Fraqueza do mercado de trabalho, baixa taxa de poupança e produtividade estagnada podem encerrar o fenômeno que conduziu o crescimento econômico do país nas últimas décadas
Segundo o demógrafo José Eustáquio Diniz Alves, da Escola Nacional de Ciências Estatísticas do Instituto Brasileiro de Geografia e Estatística (IBGE), o Brasil não fez bom uso de seu bônus porque não investiu suficientemente em educação de ponta e inovação, a exemplo de países como China e Coreia do Sul. Soma-se a esse déficit as sucessivas crises econômicas que se abateram sobre o país nas últimas três décadas e tem-se o cenário perfeito para o desperdício da vantagem. "Surfar nesse fenômeno significa aproveitar a população ativa e torná-la cada vez mais produtiva. Hoje, temos 10 milhões de jovens que não estudam, nem trabalham: os 'nem-nem'. Isso é potencial desperdiçado. Esse seria o momento de melhorar as condições de vida da população, enriquecer antes de envelhecer. O que está acontecendo é que o país está envelhecendo sem enriquecer, sem conseguir equacionar os problemas básicos da população", afirma. Segundo Alves, a crise econômica atual encerra com chave de ouro um ciclo de mau uso do bônus. "O que vemos hoje na economia é resultado de decisões erradas e falta de investimento. O que foi feito na última década corroeu pelo menos quinze anos de bônus demográfico", diz.
Além de permitir um aumento da renda per capita, o bônus também pode propiciar a reforma da estrutura do Estado - sobretudo da previdência - graças ao apoio de toda uma geração de contribuintes. Com o envelhecimento da população, a poupança tenderia a aumentar, já que pessoas entre os 40 e 65 anos, em tese, já acumularam conquistas e pouparam ao longo da vida.
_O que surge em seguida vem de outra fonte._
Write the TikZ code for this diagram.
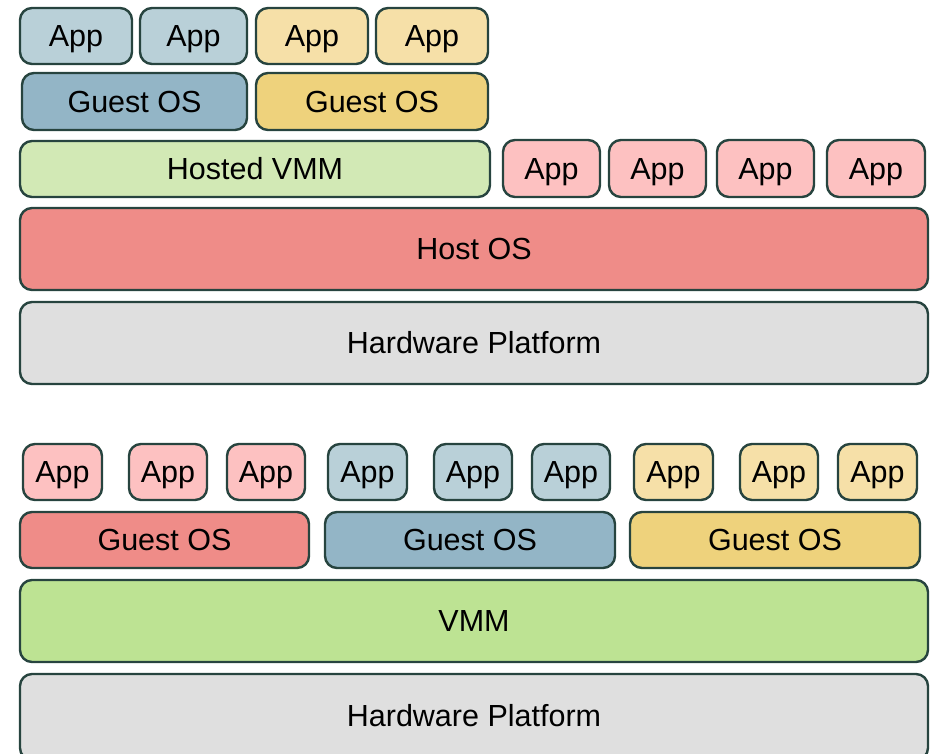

Mas não é bem isso que ocorre. Segundo o economista Samuel Pessôa, do Instituto Brasileiro de Economia da Fundação Getulio Vargas (Ibre/FGV), o efeito do bônus no país foi neutralizado pela baixa propensão a poupar do brasileiro. Prova disso é que, em média, o governo gasta 5% do PIB com educação básica e 13% com idosos. "Temos uma previdência relativamente generosa. Não estimulamos a poupança quando deveríamos e não conseguimos equacionar o déficit da previdência com as vantagens do bônus demográfico", afirma Pessôa.
Reverter essa tendência, na opinião dos especialistas, requer uma mudança profunda em políticas públicas, sobretudo aquelas que versam sobre a educação. O professor Eduardo Rios Neto, da Universidade Federal de Minas Gerais (UFMG), alerta ser essencial ampliar a eficácia dos investimentos - e não, necessariamente, os valores em si. "Não há outra saída para gerar riqueza capaz de sustentar a previdência que não uma população mais preparada, com mão de obra mais qualificada. Não se trata de despejar dinheiro, e sim de gastá-lo melhor", afirma.